Incorporating Bitcoin ETFs into retirement portfolios could have profound implications for investors and the crypto market if approved. By providing easier access to BTC investments through familiar retirement channels, such as 401(k) plans and IRAs, the proposal seeks to democratise crypto ownership and diversify retirement holdings. The BTC retirement resolution encourages the ASRS and PSPRS to monitor developments in the Bitcoin ETF industry while considering the implications of allocating Bitcoin ETFs to their retirement portfolio. One key advantage of Bitcoin ETFs lies in their regulatory framework, which offers investors exposure to BTC without the complexities of purchasing and storing the digital currency directly.
This streamlined approach could appeal to a broader base of investors, including those who may have needed more time to navigate the intricacies of cryptocurrency exchanges. Introducing Bitcoin ETFs into retirement portfolios could bolster the legitimacy of cryptocurrencies as an asset class. As institutional investors and regulatory bodies increasingly recognise and accommodate digital assets, mainstream acceptance and adoption will likely follow suit.

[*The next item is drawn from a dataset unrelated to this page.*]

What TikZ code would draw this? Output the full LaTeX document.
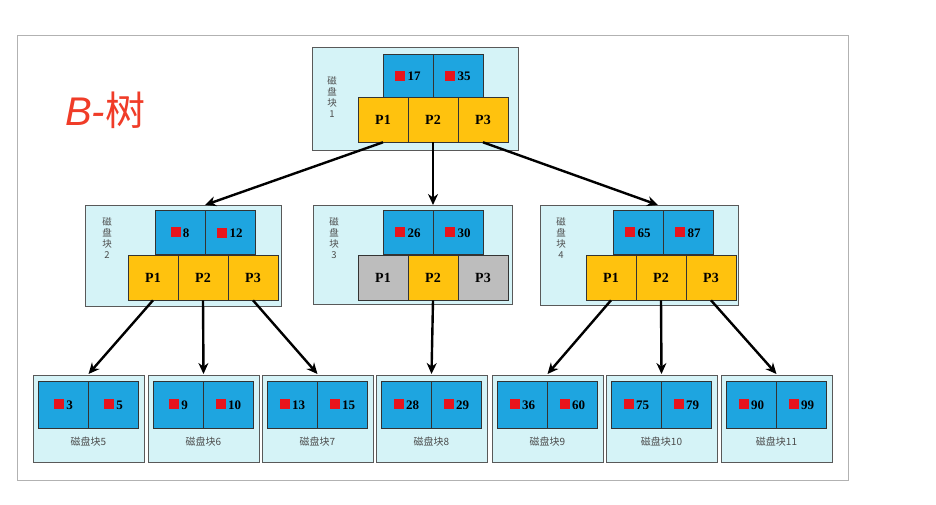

Despite the potential benefits, the proposal to incorporate Bitcoin ETFs into retirement portfolios has challenges. Chief among these concerns are regulatory and risk considerations, which must be carefully evaluated to safeguard investors’ interests. Regulatory uncertainty surrounding cryptocurrencies remains a significant hurdle for widespread adoption. While Bitcoin ETFs offer a regulated investment vehicle, the underlying asset’s volatile nature and susceptibility to market manipulation raise legitimate concerns. The BTC retirement resolution suggests consultation with firms that offer a Securities and Exchange Commission-approved Bitcoin ETF. Policymakers must establish robust regulatory frameworks to mitigate risks and ensure investor protection within the burgeoning crypto market.

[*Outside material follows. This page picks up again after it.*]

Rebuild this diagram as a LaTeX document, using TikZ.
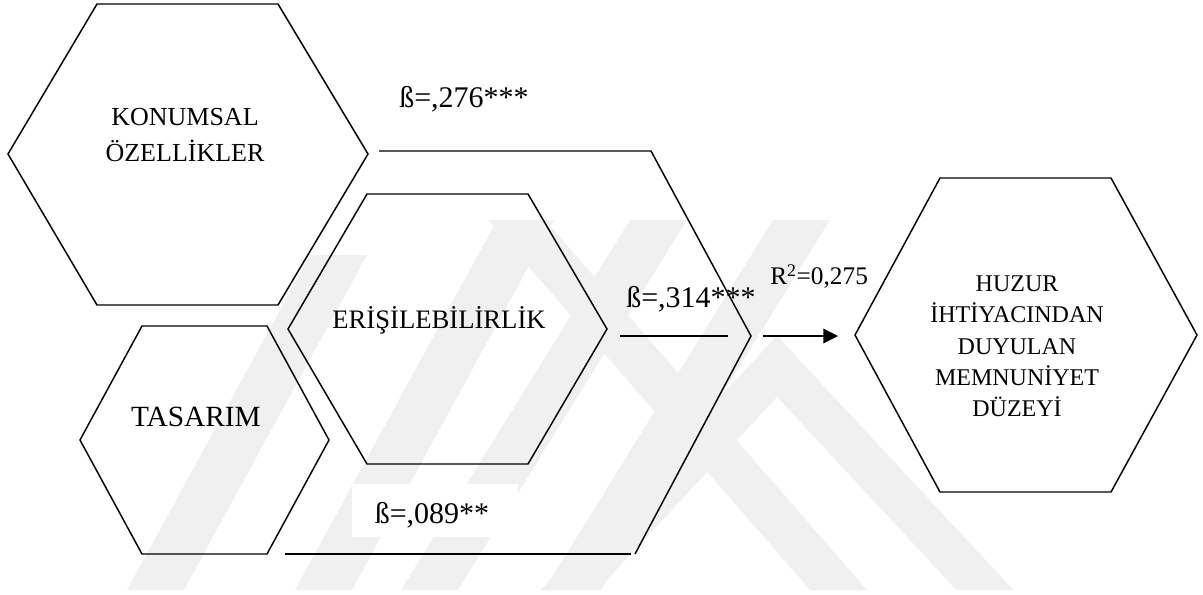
\documentclass[tikz,border=0pt]{standalone}
\usepackage{fontspec}
\setmainfont{Liberation Serif}
\usetikzlibrary{arrows.meta}
\begin{document}
\begin{tikzpicture}[x=0.75pt,y=-0.75pt,
  hexline/.style={line width=1.1pt, line join=miter},
  conn/.style={line width=1.1pt},
  wm/.style={fill=black!6, draw=none},
  txtA/.style={font=\fontsize{19.5}{23}\selectfont, inner sep=0pt, anchor=base},
  txtB/.style={font=\fontsize{20}{24}\selectfont, inner sep=0pt, anchor=base},
  txtC/.style={font=\fontsize{22}{26}\selectfont, inner sep=0pt, anchor=base},
  txtD/.style={font=\fontsize{18}{22}\selectfont, inner sep=0pt, anchor=base},
  coef/.style={font=\fontsize{22.5}{26}\selectfont, inner sep=0pt, anchor=base},
  rsq/.style={font=\fontsize{19}{23}\selectfont, inner sep=0pt, anchor=base west}
]
\useasboundingbox (0,0) rectangle (1203,594);

% faint watermark
\fill[wm] (310,255) -- (367,255) -- (184,590) -- (127,590) -- cycle;
\fill[wm] (497,220) -- (554,220) -- (352,590) -- (295,590) -- cycle;
\fill[wm] (630,220) -- (687,220) -- (458,590) -- (401,590) -- cycle;
\fill[wm] (773,220) -- (830,220) -- (601,590) -- (544,590) -- cycle;
\fill[wm] (488,220) -- (545,220) -- (867,590) -- (810,590) -- cycle;
\fill[wm] (777,335.7) -- (1013.5,590) -- (956.5,590) -- (777,397) -- (597.5,590) -- (540.5,590) -- cycle;

% hexagons
\draw[hexline] (8,154) -- (97,4) -- (278,4) -- (368,154) -- (278,305) -- (97,305) -- cycle;
\draw[hexline] (288,329) -- (367,194) -- (528,194) -- (607,329) -- (528,464) -- (367,464) -- cycle;
\draw[hexline] (80,440) -- (142,326) -- (267,326) -- (329,440) -- (267,554) -- (142,554) -- cycle;
\draw[hexline] (855,335) -- (940,178) -- (1111,178) -- (1197,335) -- (1111,492) -- (940,492) -- cycle;

% hexagon texts
\node[txtA] (k1) at (185,125.6) {KONUMSAL};
\node[txtA] (k2) at (185,161.6) {ÖZELLİKLER};
\node[txtB] (er) at (439,328.8) {ERİŞİLEBİLİRLİK};
\node[txtC] (ts) at (196,426.7) {TASARIM};
\node[txtD] (h1) at (1017,291) {HUZUR};
\node[txtD] (h2) at (1017,322) {İHTİYACINDAN};
\node[txtD] (h3) at (1017,354) {DUYULAN};
\node[txtD] (h4) at (1017,385) {MEMNUNİYET};
\node[txtD] (h5) at (1017,416) {DÜZEYİ};

% connector points
\coordinate (ta) at (379,151);
\coordinate (tb) at (651,151);
\coordinate (tv) at (751,336);
\coordinate (tc) at (635,554);
\coordinate (ba) at (285,554);
\coordinate (bb) at (631,554);
\coordinate (ma) at (620,336);
\coordinate (mb) at (728,336);
\coordinate (aa) at (763,336);
\coordinate (ab) at (838,336);

\draw[conn, line join=miter] (ta) -- (tb) -- (tv) -- (tc);
\draw[conn] (ba) -- (bb);
\draw[conn] (ma) -- (mb);
\draw[conn, -{Triangle[length=11pt,width=11pt]}] (aa) -- (ab);

% coefficient labels
\node[coef] (c1) at (464,107) {ß=,276***};
\node[coef] (c2) at (691,307) {ß=,314***};
\node[fill=white, inner sep=0pt, minimum width=124.5pt, minimum height=39.75pt] (c3box) at (435,510.5) {};
\node[coef] (c3) at (432,523) {ß=,089**};
\node[rsq] (r2) at (770,284.4) {R\textsuperscript{2}=0,275};
\end{tikzpicture}
\end{document}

The inherent volatility of BTC and other cryptocurrencies introduces unique risk factors that may not align with the conservative investment objectives of retirement portfolios. While some investors may view BTC as a hedge against inflation or geopolitical instability, others may perceive it as a speculative asset prone to significant price fluctuations. Incorporating Bitcoin ETFs into retirement portfolios requires careful risk assessment and diversification strategies to mitigate potential losses.
According to Satoshi Action Fund’s CEO, Dennis Porter, this move can be seen as a strategic effort to reduce investment risk and enhance portfolio diversification. On March 6 2024, Porter posted on X detailing the resolution to consider adding Bitcoin ETF to state pensions.
He said, “BY considering #Bitcoin ETFs, Arizona is looking to leverage the internet value and potential stability offered by #Bitcoin, akin to traditional safe-haven investments like gold.” Chicago Board Options Exchange’s president, John Palmer, suggested that spot Bitcoin ETF approval would pave the way for pension and retirement investment account funds to invest in BTC through the ETFs.
The proposal to add Bitcoin ETFs to retirement portfolios represents a bold step toward integrating cryptocurrencies into mainstream financial systems. If approved, this initiative could redefine traditional investment paradigms, offering investors new avenues for portfolio diversification and exposure to digital assets. However, regulatory and risk considerations must be comprehensively addressed to ensure Bitcoin ETFs’ long-term viability and sustainability within retirement portfolios. As Arizona’s Senate continues to deliberate on this proposal, the outcome could set a precedent for other jurisdictions grappling with the intersection of cryptocurrencies and traditional finance.